◆ **EXERCISE PROMPT**: Everything from the line with "Convert this chart to Plotly code." through the line with "[26, 19, 29, 17, 24, 22]]", inclusive, should be repeated exactly, except the pictures.

◆ **PROVIDED DATA**:
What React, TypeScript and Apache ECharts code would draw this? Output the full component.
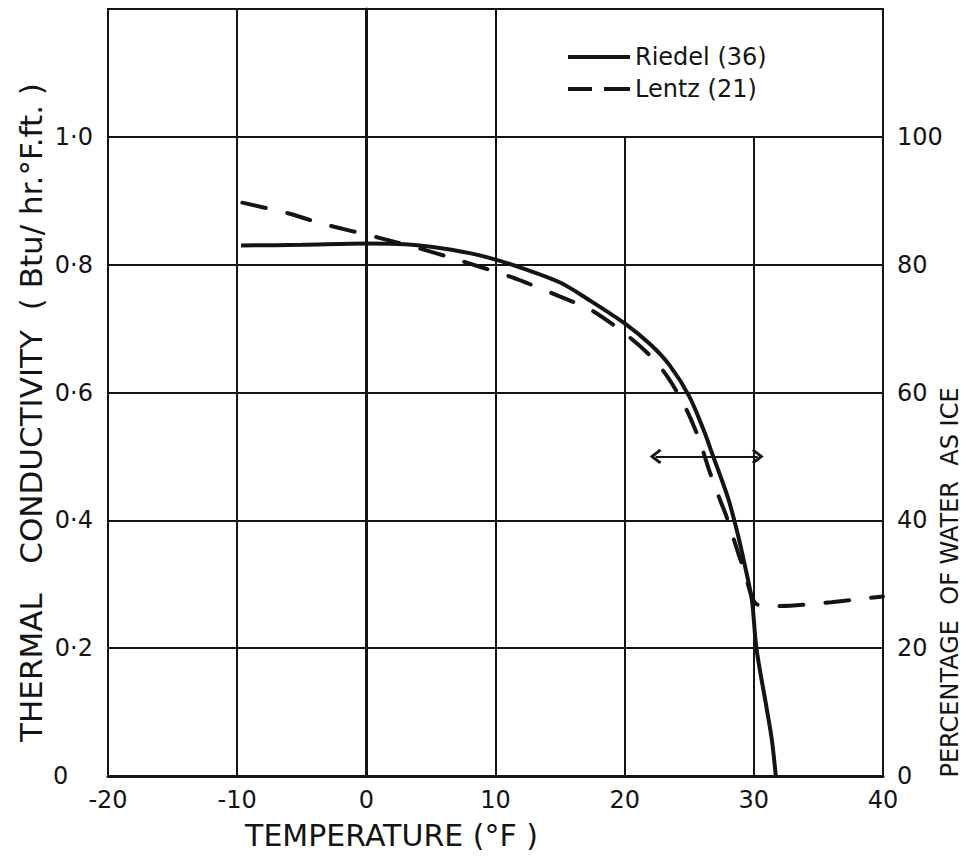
import React, { useEffect, useRef } from 'react';
import * as echarts from 'echarts';

// Temperature axis (°F)
const tempTicks = [-20, -10, 0, 10, 20, 30, 40];
// Left axis tick labels (thermal conductivity)
const kTickLabels = ['0', '0·2', '0·4', '0·6', '0·8', '1·0'];
// Right axis tick labels (percentage of water as ice)
const iceTickLabels = ['0', '20', '40', '60', '80', '100'];

// Riedel (36) — solid curve
const riedelT = [-9.7, -5, 0, 3, 5, 8, 10, 12, 15, 17.3, 20, 22, 23.5, 25, 26.1, 26.8, 28, 28.7, 29.3, 29.85, 30.2, 31, 31.4, 31.7];
const riedelK = [0.83, 0.831, 0.833, 0.832, 0.828, 0.818, 0.808, 0.795, 0.772, 0.744, 0.708, 0.675, 0.642, 0.594, 0.542, 0.503, 0.435, 0.383, 0.33, 0.275, 0.2, 0.105, 0.056, 0];

// Lentz (21) — dashed curve
const lentzT = [-9.6, -6, -3.4, 1, 4, 7, 11.3, 15, 17.5, 20.4, 22.2, 23.4, 24.7, 25.7, 26.6, 27.4, 27.9, 28.8, 29.2, 29.85, 30.3, 32, 36, 40];
const lentzK = [0.897, 0.88, 0.864, 0.842, 0.826, 0.808, 0.78, 0.75, 0.728, 0.686, 0.653, 0.622, 0.577, 0.53, 0.475, 0.431, 0.405, 0.348, 0.325, 0.28, 0.268, 0.266, 0.272, 0.281];

// Double-headed arrow
const arrowT = [22.4, 30.3];
const arrowK = 0.5;

// Vertical grid lines: full height, and those stopping at 1.0 (legend area)
const fullGridT = [-10, 0, 10];
const shortGridT = [20, 30];

const seriesNames = ['Riedel (36)', 'Lentz (21)'];

export default function App() {
  const ref = useRef<HTMLDivElement>(null);

  useEffect(() => {
    const chart = echarts.init(ref.current!, null, { renderer: 'svg' });
    const font = 'DejaVu Sans';
    const ink = '#141414';
    const chevron = 'path://M10,0 L20,10 L17.6,12.4 L10,4.8 L2.4,12.4 L0,10 Z';
    const solidIcon = 'path://M0,0 L62,0 L62,4 L0,4 Z';
    const dashIcon = 'path://M0,0 L24,0 L24,4 L0,4 Z M36,0 L62,0 L62,4 L36,4 Z';

    const kFormatter = (v: number) => {
      const i = Math.round(v / 0.2);
      if (i >= kTickLabels.length) return '';
      return i === 0 ? '{z|' + kTickLabels[0] + '}' : kTickLabels[i];
    };
    const iceFormatter = (v: number) => {
      const i = Math.round(v / 20);
      if (i >= iceTickLabels.length) return '';
      return iceTickLabels[i];
    };

    chart.setOption({
      animation: false,
      backgroundColor: '#ffffff',
      textStyle: { fontFamily: font, color: ink },
      grid: {
        left: 108,
        right: 94,
        top: 9,
        bottom: 83,
        show: true,
        borderColor: ink,
        borderWidth: 2,
        outerBoundsMode: 'none',
      },
      legend: {
        data: [
          { name: seriesNames[0], icon: solidIcon },
          { name: seriesNames[1], icon: dashIcon },
        ],
        orient: 'vertical',
        left: 563,
        top: 40,
        itemWidth: 62,
        itemHeight: 4,
        itemGap: 8,
        textStyle: { fontSize: 24, color: ink, fontFamily: font },
        selectedMode: false,
      },
      xAxis: {
        type: 'value',
        min: tempTicks[0],
        max: tempTicks[tempTicks.length - 1],
        interval: 10,
        splitLine: { show: false },
        axisTick: { show: false },
        axisLine: { show: true, lineStyle: { color: ink, width: 3 } },
        axisLabel: { fontSize: 24, color: ink, margin: 12, fontFamily: font },
        name: 'TEMPERATURE (°F )',
        nameLocation: 'middle',
        nameGap: 44,
        nameMoveOverlap: false,
        nameTextStyle: { fontSize: 30, color: ink, fontFamily: font, padding: [0, 208, 0, 0] },
      },
      yAxis: [
        {
          type: 'value',
          min: 0,
          max: 1.2,
          interval: 0.2,
          position: 'left',
          splitLine: { show: true, lineStyle: { color: ink, width: 2 } },
          axisTick: { show: false },
          axisLine: { show: true, lineStyle: { color: ink, width: 3 } },
          axisLabel: {
            fontSize: 24,
            color: ink,
            margin: 15,
            fontFamily: font,
            formatter: kFormatter,
            rich: { z: { width: 40, align: 'left', fontSize: 24, fontFamily: font, color: ink } },
          },
          name: 'THERMAL   CONDUCTIVITY  ( Btu/ hr.°F.ft. )',
          nameLocation: 'middle',
          nameGap: 62,
          nameMoveOverlap: false,
          nameTextStyle: { fontSize: 31, color: ink, fontFamily: font, padding: [0, 40, 0, 0] },
        },
        {
          type: 'value',
          min: 0,
          max: 120,
          interval: 20,
          position: 'right',
          splitLine: { show: false },
          axisTick: { show: false },
          axisLine: { show: false },
          axisLabel: {
            fontSize: 24,
            color: ink,
            margin: 14,
            fontFamily: font,
            formatter: iceFormatter,
          },
          name: 'PERCENTAGE  OF WATER  AS ICE',
          nameLocation: 'middle',
          nameGap: 55,
          nameMoveOverlap: false,
          nameTextStyle: { fontSize: 24, color: ink, fontFamily: font, padding: [0, 380, 0, 0] },
        },
      ],
      series: [
        {
          name: 'grid',
          type: 'line',
          data: [],
          z: 1,
          silent: true,
          markLine: {
            silent: true,
            symbol: 'none',
            label: { show: false },
            emphasis: { disabled: true },
            lineStyle: { color: ink, width: 2, type: 'solid' },
            data: [
              ...fullGridT.map((t) => [{ coord: [t, 0] }, { coord: [t, 1.2] }]),
              ...shortGridT.map((t) => [{ coord: [t, 0] }, { coord: [t, 1.0] }]),
            ],
          },
        },
        {
          name: seriesNames[0],
          type: 'line',
          data: riedelT.map((t, i) => [t, riedelK[i]]),
          symbol: 'none',
          smooth: 0.3,
          z: 3,
          lineStyle: { color: ink, width: 4 },
          itemStyle: { color: ink },
          markLine: {
            silent: true,
            symbol: [chevron, chevron],
            symbolSize: [15, 12],
            label: { show: false },
            emphasis: { disabled: true },
            lineStyle: { color: ink, width: 2, type: 'solid' },
            data: [[{ coord: [arrowT[0], arrowK] }, { coord: [arrowT[1], arrowK] }]],
          },
        },
        {
          name: seriesNames[1],
          type: 'line',
          data: lentzT.map((t, i) => [t, lentzK[i]]),
          symbol: 'none',
          smooth: 0.3,
          z: 3,
          lineStyle: { color: ink, width: 4, type: [24, 22], cap: 'round' },
          itemStyle: { color: ink },
        },
      ],
    });

    return () => chart.dispose();
  }, []);

  return (
    <div
      ref={ref}
      style={{ position: 'fixed', left: 0, top: 0, width: 977, height: 859, background: '#fff' }}
    />
  );
}
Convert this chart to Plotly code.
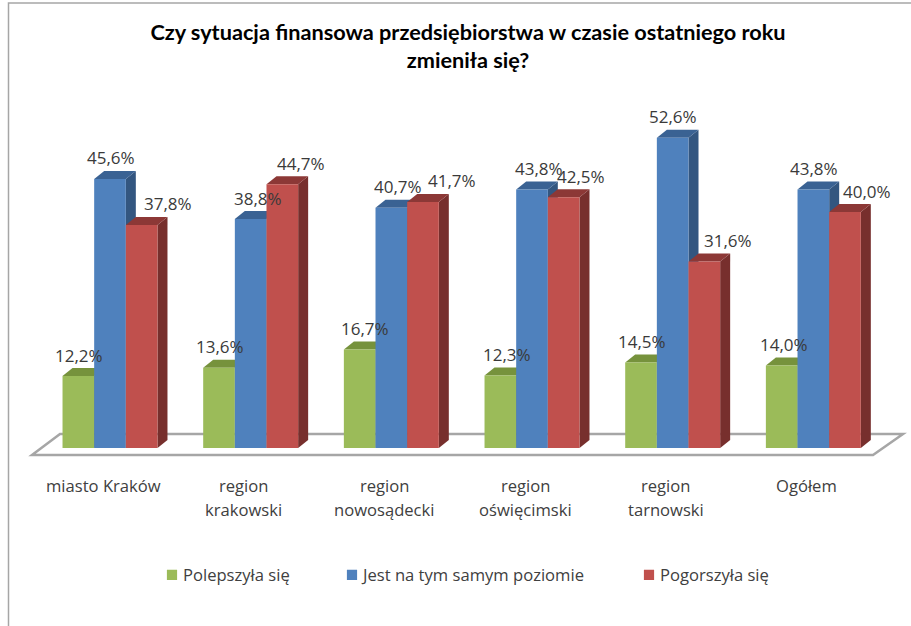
import plotly.graph_objects as go

categories = [["miasto Kraków"], ["region", "krakowski"], ["region", "nowosądecki"],
              ["region", "oświęcimski"], ["region", "tarnowski"], ["Ogółem"]]
series_names = ["Polepszyła się", "Jest na tym samym poziomie", "Pogorszyła się"]
better = [12.2, 13.6, 16.7, 12.3, 14.5, 14.0]
same = [45.6, 38.8, 40.7, 43.8, 52.6, 43.8]
worse = [37.8, 44.7, 41.7, 42.5, 31.6, 40.0]

series = [better, same, worse]
front = ["#9BBB59", "#4F81BD", "#C0504D"]
top_c = ["#76923C", "#3A6293", "#8C3836"]
side_c = ["#66803A", "#335680", "#772F2D"]
label_shift = [[1, 1, 5, 7, 1, 2],
               [1, 7, 7, 7, 0, 1],
               [26, 19, 29, 17, 24, 22]]

W, H = 911, 626
px_x, px_y = 140.67, 5.9       # pixels per category / per percent
X0, Y0 = 110.0, 448.0          # pixel position of the first category and of 0 %
P_L, P_R, P_T, P_B = 12.0, 908.0, 20.0, 470.0   # plot area in pixels


def xd(px):
    return (px - X0) / px_x


def yd(py):
    return (Y0 - py) / px_y


def xp(px):
    return (px - P_L) / (P_R - P_L)


def yp(py):
    return (P_B - py) / (P_B - P_T)


bargap = 0.325
bw = (1 - bargap) / 3
dx = 10 / px_x
dy = 8 / px_y

fig = go.Figure()
legends = ["legend", "legend2", "legend3"]
for k, vals in enumerate(series):
    fig.add_trace(go.Bar(x=list(range(6)), y=vals, name=series_names[k],
                         marker=dict(color=front[k], line=dict(width=0)),
                         legend=legends[k], hoverinfo="x+y"))

shapes = [dict(type="path", xref="x", yref="y", layer="below",
               path=f"M {xd(32)} {yd(455)} L {xd(60)} {yd(434)} "
                    f"L {xd(903)} {yd(434)} L {xd(873)} {yd(455)} Z",
               fillcolor="white", line=dict(color="#A6A6A6", width=2.5))]
annotations = []
for k, vals in enumerate(series):
    for i, v in enumerate(vals):
        x0 = i + (k - 1.5) * bw
        x1 = x0 + bw
        shapes.append(dict(type="path", xref="x", yref="y", layer="below",
                           path=f"M {x1} 0 L {x1 + dx} {dy} L {x1 + dx} {v + dy} L {x1} {v} Z",
                           fillcolor=side_c[k], line=dict(width=0)))
        shapes.append(dict(type="path", xref="x", yref="y", layer="below",
                           path=f"M {x0} {v} L {x0 + dx} {v + dy} L {x1 + dx} {v + dy} L {x1} {v} Z",
                           fillcolor=top_c[k], line=dict(width=0)))
        annotations.append(dict(x=i + (k - 1) * bw, y=v, xref="x", yref="y",
                                text=f"{v:.1f}%".replace(".", ","), showarrow=False,
                                xshift=label_shift[k][i], yshift=21, yanchor="middle",
                                font=dict(family="Open Sans", size=17, color="#3A3A3A")))

for i, lines in enumerate(categories):
    for j, line in enumerate(lines):
        annotations.append(dict(x=i, y=0, xref="x", yref="y", text=line, showarrow=False,
                                xshift=-7, yshift=-37 - 24 * j, yanchor="middle",
                                font=dict(family="Open Sans", size=16.6, color="#404040")))

# frame of the picture
shapes.append(dict(type="path", xref="paper", yref="paper", layer="below",
                   path=f"M {xp(8.5)} {yp(626)} L {xp(8.5)} {yp(3)} L {xp(911)} {yp(3)}",
                   line=dict(color="#A6A6A6", width=1.5)))

leg = dict(orientation="h", xanchor="left", yanchor="middle", bgcolor="rgba(0,0,0,0)",
           font=dict(family="Open Sans", size=16.6, color="#404040"), y=yp(575))
fig.update_layout(
    width=W, height=H, margin=dict(l=P_L, r=W - P_R, t=P_T, b=H - P_B, pad=0),
    paper_bgcolor="white", plot_bgcolor="rgba(0,0,0,0)",
    barmode="group", bargap=bargap, bargroupgap=0,
    title=dict(text="Czy sytuacja finansowa przedsiębiorstwa w czasie ostatniego roku<br>zmieniła się?",
               x=468 / W, xanchor="center", y=1 - 40 / H, yanchor="middle",
               font=dict(family="Lato", size=21.7, color="#000000", weight="bold")),
    xaxis=dict(range=[xd(P_L), xd(P_R)], visible=False),
    yaxis=dict(range=[yd(P_B), yd(P_T)], visible=False),
    shapes=shapes, annotations=annotations, showlegend=True,
    legend=dict(leg, x=xp(184 - 41)),
    legend2=dict(leg, x=xp(364 - 41)),
    legend3=dict(leg, x=xp(661 - 41)),
)
post = """
document.body.style.margin='0';document.body.style.overflow='hidden';
document.querySelectorAll('.legendsymbols').forEach(function(e){e.setAttribute('transform','translate(9,0)');});
document.querySelectorAll('.legendpoints path').forEach(function(e){e.setAttribute('transform','translate(20,0) scale(0.85)');});
"""
fig.write_html("out.html", config={"displayModeBar": False}, post_script=post)
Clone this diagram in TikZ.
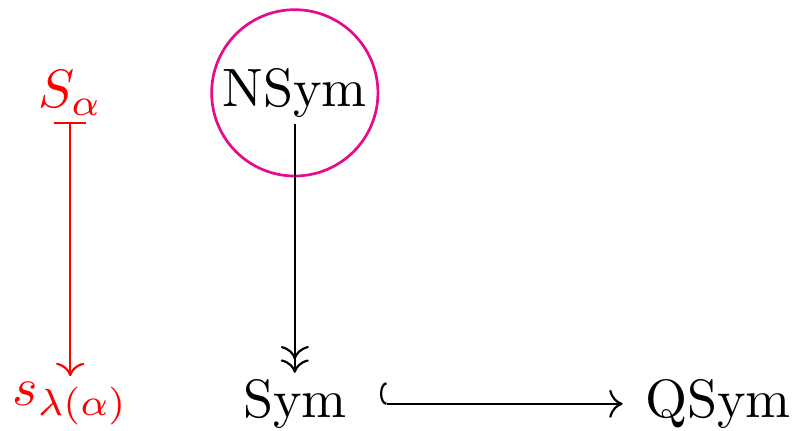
\documentclass[tikz,border=0pt]{standalone}
\usetikzlibrary{arrows.meta}
\definecolor{ringpink}{RGB}{230,10,140}

\begin{document}
\begin{tikzpicture}[
  x=1pt, y=1pt,
  obj/.style={inner sep=1pt},
  ring/.style={draw=ringpink, line width=0.5pt, circle, minimum size=30.8pt, inner sep=0pt},
  mapsto/.style={{Bar[width=6pt]}-{Computer Modern Rightarrow}, red},
  onto/.style={-{Computer Modern Rightarrow[]Computer Modern Rightarrow}},
  incl/.style={{Hooks[right, length=1.2pt, width=8pt]}-{Computer Modern Rightarrow}}]
  \useasboundingbox (0,0) rectangle (147.8,79.8);
  % top row
  \node[obj, red] (salpha) at (13,62.6) {$S_\alpha$};
  \node[obj] (nsym) at (54.6,62.6) {NSym};
  \node[ring] (circ) at (nsym.center) {};
  % bottom row
  \node[obj, red] (slam) at (13,5) {$s_{\lambda(\alpha)}$};
  \node[obj] (sym) at (54.6,5) {Sym};
  \node[obj] (qsym) at (133,5) {QSym};
  \draw[mapsto] (salpha) -- (slam);
  \draw[onto] (nsym) -- (sym);
  \draw[incl] ([xshift=5pt]sym.east) -- ([xshift=-3pt]qsym.west);
\end{tikzpicture}
\end{document}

◆ **CORRECT ANSWER**:
Convert this chart to Plotly code.
import plotly.graph_objects as go

categories = [["miasto Kraków"], ["region", "krakowski"], ["region", "nowosądecki"],
              ["region", "oświęcimski"], ["region", "tarnowski"], ["Ogółem"]]
series_names = ["Polepszyła się", "Jest na tym samym poziomie", "Pogorszyła się"]
better = [12.2, 13.6, 16.7, 12.3, 14.5, 14.0]
same = [45.6, 38.8, 40.7, 43.8, 52.6, 43.8]
worse = [37.8, 44.7, 41.7, 42.5, 31.6, 40.0]

series = [better, same, worse]
front = ["#9BBB59", "#4F81BD", "#C0504D"]
top_c = ["#76923C", "#3A6293", "#8C3836"]
side_c = ["#66803A", "#335680", "#772F2D"]
label_shift = [[1, 1, 5, 7, 1, 2],
               [1, 7, 7, 7, 0, 1],
               [26, 19, 29, 17, 24, 22]]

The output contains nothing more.